▸ STATED EXERCISE:
Copy the data exactly as it appears, and do not include any pictures.

▸ GIVEN MATERIAL:

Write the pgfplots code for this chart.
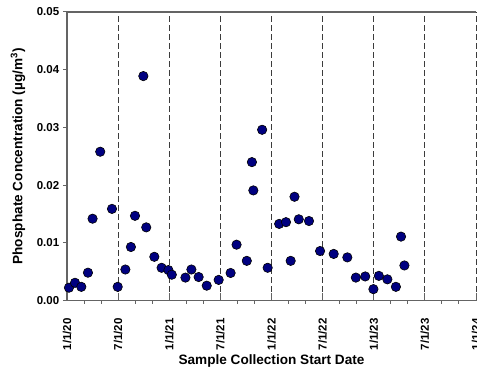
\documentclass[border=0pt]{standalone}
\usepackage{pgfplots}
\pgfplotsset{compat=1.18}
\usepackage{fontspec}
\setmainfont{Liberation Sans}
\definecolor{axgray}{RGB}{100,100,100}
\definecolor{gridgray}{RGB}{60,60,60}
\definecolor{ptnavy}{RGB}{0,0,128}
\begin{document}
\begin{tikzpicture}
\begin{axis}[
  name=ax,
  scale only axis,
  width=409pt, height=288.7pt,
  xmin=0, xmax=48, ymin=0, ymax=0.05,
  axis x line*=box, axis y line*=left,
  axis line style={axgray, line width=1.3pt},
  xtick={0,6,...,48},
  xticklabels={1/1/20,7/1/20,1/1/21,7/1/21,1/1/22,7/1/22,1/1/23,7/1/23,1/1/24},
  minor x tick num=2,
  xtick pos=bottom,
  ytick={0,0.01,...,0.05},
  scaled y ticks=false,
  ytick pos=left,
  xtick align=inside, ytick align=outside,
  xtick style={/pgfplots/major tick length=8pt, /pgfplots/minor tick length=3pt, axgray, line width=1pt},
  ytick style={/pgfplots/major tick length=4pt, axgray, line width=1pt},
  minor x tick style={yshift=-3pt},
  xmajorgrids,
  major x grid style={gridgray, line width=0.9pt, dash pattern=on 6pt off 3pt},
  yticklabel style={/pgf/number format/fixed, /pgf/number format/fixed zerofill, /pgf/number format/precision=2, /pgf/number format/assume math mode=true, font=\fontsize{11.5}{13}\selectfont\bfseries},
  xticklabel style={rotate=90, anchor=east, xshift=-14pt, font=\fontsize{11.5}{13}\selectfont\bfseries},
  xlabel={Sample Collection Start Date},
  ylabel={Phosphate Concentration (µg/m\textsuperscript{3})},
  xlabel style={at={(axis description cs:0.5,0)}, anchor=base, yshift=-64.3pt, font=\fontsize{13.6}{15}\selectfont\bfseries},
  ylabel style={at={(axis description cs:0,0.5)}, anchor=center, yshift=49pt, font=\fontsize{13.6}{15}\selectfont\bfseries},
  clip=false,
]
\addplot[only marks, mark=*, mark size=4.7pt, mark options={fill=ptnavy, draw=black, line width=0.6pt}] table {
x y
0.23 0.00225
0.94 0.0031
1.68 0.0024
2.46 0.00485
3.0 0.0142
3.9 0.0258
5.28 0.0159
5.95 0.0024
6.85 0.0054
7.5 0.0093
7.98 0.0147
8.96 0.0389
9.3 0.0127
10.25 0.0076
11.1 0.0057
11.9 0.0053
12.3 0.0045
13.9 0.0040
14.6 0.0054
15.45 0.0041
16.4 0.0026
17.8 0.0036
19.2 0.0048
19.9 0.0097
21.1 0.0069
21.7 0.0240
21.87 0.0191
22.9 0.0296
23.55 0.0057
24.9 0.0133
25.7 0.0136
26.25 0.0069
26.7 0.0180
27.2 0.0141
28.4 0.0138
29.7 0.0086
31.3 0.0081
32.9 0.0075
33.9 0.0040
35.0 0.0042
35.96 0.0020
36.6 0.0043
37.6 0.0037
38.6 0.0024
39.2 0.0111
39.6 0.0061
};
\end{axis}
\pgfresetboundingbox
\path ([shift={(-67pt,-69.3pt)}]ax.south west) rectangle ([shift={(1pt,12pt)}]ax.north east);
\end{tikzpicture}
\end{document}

▸ OUTPUT OF THE EXERCISE:
Write the pgfplots code for this chart.
\documentclass[border=0pt]{standalone}
\usepackage{pgfplots}
\pgfplotsset{compat=1.18}
\usepackage{fontspec}
\setmainfont{Liberation Sans}
\definecolor{axgray}{RGB}{100,100,100}
\definecolor{gridgray}{RGB}{60,60,60}
\definecolor{ptnavy}{RGB}{0,0,128}
\begin{document}
\begin{tikzpicture}
\begin{axis}[
  name=ax,
  scale only axis,
  width=409pt, height=288.7pt,
  xmin=0, xmax=48, ymin=0, ymax=0.05,
  axis x line*=box, axis y line*=left,
  axis line style={axgray, line width=1.3pt},
  xtick={0,6,...,48},
  xticklabels={1/1/20,7/1/20,1/1/21,7/1/21,1/1/22,7/1/22,1/1/23,7/1/23,1/1/24},
  minor x tick num=2,
  xtick pos=bottom,
  ytick={0,0.01,...,0.05},
  scaled y ticks=false,
  ytick pos=left,
  xtick align=inside, ytick align=outside,
  xtick style={/pgfplots/major tick length=8pt, /pgfplots/minor tick length=3pt, axgray, line width=1pt},
  ytick style={/pgfplots/major tick length=4pt, axgray, line width=1pt},
  minor x tick style={yshift=-3pt},
  xmajorgrids,
  major x grid style={gridgray, line width=0.9pt, dash pattern=on 6pt off 3pt},
  yticklabel style={/pgf/number format/fixed, /pgf/number format/fixed zerofill, /pgf/number format/precision=2, /pgf/number format/assume math mode=true, font=\fontsize{11.5}{13}\selectfont\bfseries},
  xticklabel style={rotate=90, anchor=east, xshift=-14pt, font=\fontsize{11.5}{13}\selectfont\bfseries},
  xlabel={Sample Collection Start Date},
  ylabel={Phosphate Concentration (µg/m\textsuperscript{3})},
  xlabel style={at={(axis description cs:0.5,0)}, anchor=base, yshift=-64.3pt, font=\fontsize{13.6}{15}\selectfont\bfseries},
  ylabel style={at={(axis description cs:0,0.5)}, anchor=center, yshift=49pt, font=\fontsize{13.6}{15}\selectfont\bfseries},
  clip=false,
]
\addplot[only marks, mark=*, mark size=4.7pt, mark options={fill=ptnavy, draw=black, line width=0.6pt}] table {
x y
0.23 0.00225
0.94 0.0031
1.68 0.0024
2.46 0.00485
3.0 0.0142
3.9 0.0258
5.28 0.0159
5.95 0.0024
6.85 0.0054
7.5 0.0093
7.98 0.0147
8.96 0.0389
9.3 0.0127
10.25 0.0076
11.1 0.0057
11.9 0.0053
12.3 0.0045
13.9 0.0040
14.6 0.0054
15.45 0.0041
16.4 0.0026
17.8 0.0036
19.2 0.0048
19.9 0.0097
21.1 0.0069
21.7 0.0240
21.87 0.0191
22.9 0.0296
23.55 0.0057
24.9 0.0133
25.7 0.0136
26.25 0.0069
26.7 0.0180
27.2 0.0141
28.4 0.0138
29.7 0.0086
31.3 0.0081
32.9 0.0075
33.9 0.0040
35.0 0.0042
35.96 0.0020
36.6 0.0043
37.6 0.0037
38.6 0.0024
39.2 0.0111
39.6 0.0061
};
\end{axis}
\pgfresetboundingbox
\path ([shift={(-67pt,-69.3pt)}]ax.south west) rectangle ([shift={(1pt,12pt)}]ax.north east);
\end{tikzpicture}
\end{document}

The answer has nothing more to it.